IRC section 882(d) states that a foreign corporation
that receives certain types of non-effectively
connected income from US real property may elect
to treat that income as effectively connected.
This allows for a deduction of related expenses
and the use of the graduated tax rates. The election
can be made any time before the expiration of
the statute of limitations for filing a claim.

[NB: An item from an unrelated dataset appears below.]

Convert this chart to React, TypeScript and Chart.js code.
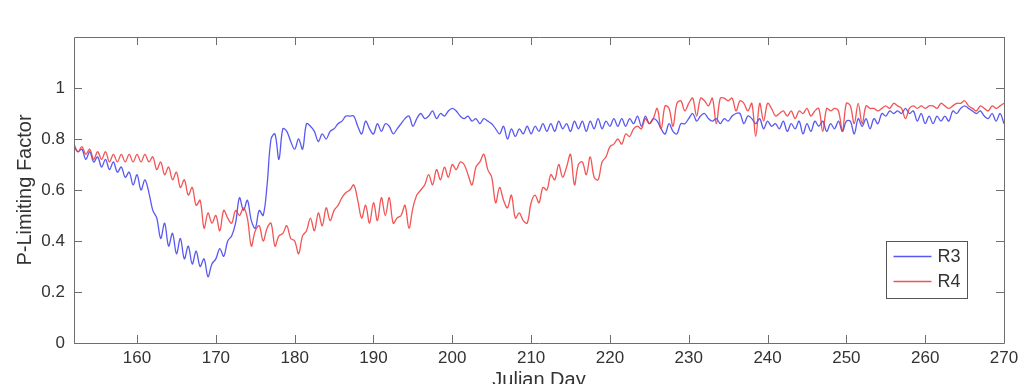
import React, { useEffect, useRef } from "react";
import { Chart, registerables } from "chart.js";

Chart.register(...registerables);

// Sampling of the two series: twice a day from day 152.
const DAY_START = 152;
const DAY_STEP = 0.5;

const SERIES_NAMES = ["R3", "R4"];

// P-limiting factor, station R3
const R3_VALUES = [
  0.77, 0.75, 0.76, 0.72, 0.75, 0.71, 0.73, 0.69, 0.72, 0.68,
  0.71, 0.67, 0.69, 0.65, 0.67, 0.62, 0.66, 0.60, 0.64, 0.59,
  0.52, 0.49, 0.41, 0.47, 0.38, 0.43, 0.35, 0.41, 0.33, 0.38,
  0.31, 0.36, 0.30, 0.33, 0.26, 0.31, 0.33, 0.37, 0.34, 0.40,
  0.42, 0.47, 0.57, 0.52, 0.56, 0.48, 0.45, 0.52, 0.50, 0.62,
  0.80, 0.82, 0.72, 0.84, 0.83, 0.79, 0.76, 0.80, 0.76, 0.86,
  0.85, 0.83, 0.79, 0.82, 0.80, 0.83, 0.84, 0.86, 0.87, 0.89,
  0.89, 0.89, 0.85, 0.82, 0.87, 0.84, 0.82, 0.86, 0.83, 0.86,
  0.85, 0.82, 0.84, 0.86, 0.88, 0.89, 0.85, 0.88, 0.90, 0.88,
  0.89, 0.91, 0.88, 0.90, 0.89, 0.91, 0.92, 0.91, 0.89, 0.88,
  0.89, 0.87, 0.88, 0.86, 0.88, 0.87, 0.86, 0.84, 0.82, 0.85,
  0.80, 0.84, 0.81, 0.84, 0.82, 0.85, 0.82, 0.85, 0.83, 0.86,
  0.83, 0.86, 0.83, 0.87, 0.84, 0.86, 0.83, 0.87, 0.84, 0.87,
  0.83, 0.87, 0.84, 0.88, 0.84, 0.87, 0.85, 0.88, 0.85, 0.88,
  0.85, 0.88, 0.86, 0.89, 0.85, 0.89, 0.86, 0.88, 0.87, 0.84,
  0.82, 0.86, 0.83, 0.82, 0.86, 0.86, 0.88, 0.90, 0.87, 0.89,
  0.90, 0.88, 0.87, 0.88, 0.86, 0.88, 0.87, 0.89, 0.90, 0.90,
  0.86, 0.89, 0.88, 0.86, 0.88, 0.84, 0.87, 0.85, 0.86, 0.84,
  0.87, 0.83, 0.86, 0.84, 0.87, 0.82, 0.86, 0.83, 0.87, 0.85,
  0.87, 0.83, 0.86, 0.84, 0.87, 0.83, 0.87, 0.87, 0.82, 0.88,
  0.85, 0.88, 0.84, 0.88, 0.86, 0.90, 0.89, 0.91, 0.90, 0.91,
  0.90, 0.92, 0.90, 0.91, 0.87, 0.90, 0.86, 0.89, 0.86, 0.89,
  0.87, 0.89, 0.87, 0.91, 0.90, 0.92, 0.93, 0.92, 0.91, 0.90,
  0.91, 0.89, 0.88, 0.90, 0.87, 0.90, 0.86,
];

// P-limiting factor, station R4
const R4_VALUES = [
  0.78, 0.75, 0.77, 0.74, 0.76, 0.72, 0.75, 0.72, 0.75, 0.71,
  0.74, 0.71, 0.74, 0.71, 0.74, 0.71, 0.74, 0.71, 0.74, 0.71,
  0.73, 0.68, 0.71, 0.66, 0.69, 0.64, 0.67, 0.61, 0.64, 0.58,
  0.61, 0.54, 0.56, 0.45, 0.51, 0.47, 0.50, 0.44, 0.52, 0.49,
  0.47, 0.52, 0.50, 0.53, 0.49, 0.38, 0.44, 0.46, 0.40, 0.45,
  0.47, 0.38, 0.42, 0.43, 0.46, 0.41, 0.40, 0.35, 0.42, 0.44,
  0.49, 0.44, 0.51, 0.46, 0.53, 0.48, 0.52, 0.54, 0.57, 0.59,
  0.60, 0.62, 0.56, 0.49, 0.54, 0.47, 0.55, 0.48, 0.57, 0.50,
  0.57, 0.47, 0.49, 0.50, 0.54, 0.45, 0.53, 0.58, 0.60, 0.62,
  0.66, 0.62, 0.68, 0.64, 0.69, 0.65, 0.70, 0.68, 0.71, 0.70,
  0.66, 0.62, 0.69, 0.71, 0.74, 0.68, 0.65, 0.55, 0.61, 0.56,
  0.53, 0.58, 0.49, 0.51, 0.48, 0.47, 0.55, 0.58, 0.55, 0.61,
  0.60, 0.66, 0.64, 0.70, 0.65, 0.69, 0.74, 0.62, 0.70, 0.71,
  0.66, 0.73, 0.65, 0.64, 0.71, 0.73, 0.77, 0.78, 0.80, 0.78,
  0.82, 0.81, 0.84, 0.85, 0.84, 0.88, 0.86, 0.88, 0.92, 0.84,
  0.93, 0.92, 0.85, 0.94, 0.95, 0.91, 0.94, 0.96, 0.89, 0.96,
  0.95, 0.93, 0.96, 0.86, 0.96, 0.96, 0.95, 0.96, 0.91, 0.95,
  0.94, 0.91, 0.94, 0.81, 0.94, 0.87, 0.94, 0.92, 0.89, 0.90,
  0.91, 0.89, 0.91, 0.88, 0.91, 0.90, 0.92, 0.89, 0.91, 0.92,
  0.83, 0.92, 0.91, 0.92, 0.91, 0.83, 0.94, 0.93, 0.86, 0.94,
  0.86, 0.93, 0.92, 0.92, 0.91, 0.92, 0.93, 0.92, 0.94, 0.93,
  0.92, 0.88, 0.92, 0.93, 0.92, 0.93, 0.92, 0.93, 0.93, 0.92,
  0.94, 0.93, 0.92, 0.93, 0.94, 0.94, 0.95, 0.93, 0.92, 0.91,
  0.93, 0.92, 0.91, 0.93, 0.92, 0.93, 0.94,
];

const X_TICKS = [160, 170, 180, 190, 200, 210, 220, 230, 240, 250, 260, 270];
const Y_TICKS = [0, 0.2, 0.4, 0.6, 0.8, 1];
const Y_TICK_LABELS = ["0", "0.2", "0.4", "0.6", "0.8", "1"];

const X_MIN = 152;
const X_MAX = 270;
const Y_MIN = 0;
const Y_MAX = 1.2;

const COLORS = ["rgba(60,60,240,0.85)", "rgba(240,55,55,0.85)"];
const FONT_FAMILY = "'Liberation Sans', Arial, Helvetica, sans-serif";
const TEXT_COLOR = "#333333";
const AXIS_COLOR = "#6e6e6e";

const toPoints = (values: number[]) =>
  values.map((v, i) => ({ x: DAY_START + i * DAY_STEP, y: v }));

// Draws the boxed frame with inward tick marks and the legend panel.
const framePlugin = {
  id: "frame",
  afterDatasetsDraw(chart: any) {
    const { ctx, chartArea } = chart;
    const { left, right, top, bottom } = chartArea;
    const xs = chart.scales.x;
    const ys = chart.scales.y;
    const tick = 8;
    ctx.save();
    ctx.strokeStyle = AXIS_COLOR;
    ctx.lineWidth = 1;
    ctx.beginPath();
    ctx.rect(Math.round(left) + 0.5, Math.round(top) + 0.5, Math.round(right - left), Math.round(bottom - top));
    for (const v of X_TICKS) {
      const px = Math.round(xs.getPixelForValue(v)) + 0.5;
      ctx.moveTo(px, bottom);
      ctx.lineTo(px, bottom - tick);
      ctx.moveTo(px, top);
      ctx.lineTo(px, top + tick);
    }
    for (const v of Y_TICKS) {
      const py = Math.round(ys.getPixelForValue(v)) + 0.5;
      ctx.moveTo(left, py);
      ctx.lineTo(left + tick, py);
      ctx.moveTo(right, py);
      ctx.lineTo(right - tick, py);
    }
    ctx.stroke();

    // legend panel
    const bx = 886.5;
    const by = 241.5;
    const bw = 81;
    const bh = 57;
    ctx.fillStyle = "#ffffff";
    ctx.fillRect(bx, by, bw, bh);
    ctx.strokeStyle = "#555555";
    ctx.strokeRect(bx, by, bw, bh);
    ctx.font = `18px ${FONT_FAMILY}`;
    ctx.textBaseline = "middle";
    ctx.textAlign = "left";
    chart.data.datasets.forEach((ds: any, i: number) => {
      const y = by + 15 + i * 25;
      ctx.strokeStyle = ds.borderColor;
      ctx.lineWidth = 1.5;
      ctx.beginPath();
      ctx.moveTo(bx + 7, y);
      ctx.lineTo(bx + 45, y);
      ctx.stroke();
      ctx.fillStyle = TEXT_COLOR;
      ctx.fillText(ds.label, bx + 51, y + 1);
    });
    ctx.restore();
  },
};

export default function App() {
  const canvasRef = useRef<HTMLCanvasElement | null>(null);

  useEffect(() => {
    const canvas = canvasRef.current;
    if (!canvas) return;
    const chart = new Chart(canvas, {
      type: "line",
      data: {
        datasets: [
          {
            label: SERIES_NAMES[0],
            data: toPoints(R3_VALUES),
            borderColor: COLORS[0],
            borderWidth: 1.3,
            pointRadius: 0,
            tension: 0.35,
            fill: false,
            order: 2,
          },
          {
            label: SERIES_NAMES[1],
            data: toPoints(R4_VALUES),
            borderColor: COLORS[1],
            borderWidth: 1.3,
            pointRadius: 0,
            tension: 0.35,
            fill: false,
            order: 1,
          },
        ],
      },
      options: {
        animation: false,
        responsive: false,
        devicePixelRatio: 1,
        layout: { padding: { left: 0, top: 37, right: 25, bottom: 0 } },
        plugins: {
          legend: { display: false },
          tooltip: { enabled: false },
        },
        scales: {
          x: {
            type: "linear",
            min: X_MIN,
            max: X_MAX,
            afterBuildTicks: (scale: any) => {
              scale.ticks = X_TICKS.map((v) => ({ value: v }));
            },
            afterFit: (scale: any) => {
              scale.height = 57;
            },
            grid: { display: false, drawTicks: false },
            border: { display: false },
            ticks: {
              padding: 5,
              color: TEXT_COLOR,
              font: { family: FONT_FAMILY, size: 17 },
              maxRotation: 0,
              autoSkip: false,
              callback: (v: any) => String(v),
            },
            title: {
              display: true,
              text: "Julian Day",
              color: TEXT_COLOR,
              font: { family: FONT_FAMILY, size: 20 },
              padding: { top: 0, bottom: 8 },
            },
          },
          y: {
            type: "linear",
            min: Y_MIN,
            max: Y_MAX,
            afterBuildTicks: (scale: any) => {
              scale.ticks = Y_TICKS.map((v) => ({ value: v }));
            },
            afterFit: (scale: any) => {
              scale.width = 74;
            },
            grid: { display: false, drawTicks: false },
            border: { display: false },
            ticks: {
              padding: 9,
              color: TEXT_COLOR,
              font: { family: FONT_FAMILY, size: 17 },
              autoSkip: false,
              callback: (v: any) => {
                const idx = Y_TICKS.findIndex((t) => Math.abs(t - Number(v)) < 1e-9);
                return idx >= 0 ? Y_TICK_LABELS[idx] : "";
              },
            },
            title: {
              display: true,
              text: "P-Limiting Factor",
              color: TEXT_COLOR,
              font: { family: FONT_FAMILY, size: 20 },
              padding: { top: 13, bottom: 0 },
            },
          },
        },
      },
      plugins: [framePlugin],
    });
    return () => chart.destroy();
  }, []);

  return (
    <div
      style={{
        position: "fixed",
        left: 0,
        top: 0,
        width: 1029,
        height: 384,
        overflow: "hidden",
        background: "#ffffff",
      }}
    >
      <canvas ref={canvasRef} width={1029} height={400} style={{ display: "block" }} />
    </div>
  );
}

This period is usually three years after the due
date of the return. The election may be revoked
during the same period. The election can only
be made for years in which income from US real
property is received. Once made, the election
is effective for all subsequent years. All US
real property interests owned by the foreign corporation
are covered by the election. Once the statute
of limitations expires on the year the election
was first made, it may be revoked only with the
consent of the Internal Revenue Service.
The
types of real property income eligible for this
election are:
-
Gains from a sale or exchange
-
Rents
- Royalties
from natural resource deposits
-
Gains from disposal of timber, coal, or iron
ore with a retained interest.
IRC section 897 classifies all gains from the
sale of US real property interests by non-resident
aliens or foreign corporations as effectively
connected income. This applies even if no election
under IRC section 882(d) is made.
NB:
This is a highly simplified account of the taxation
of foreign coporations. Please consult a tax adviser
or the IRS for more detailed information.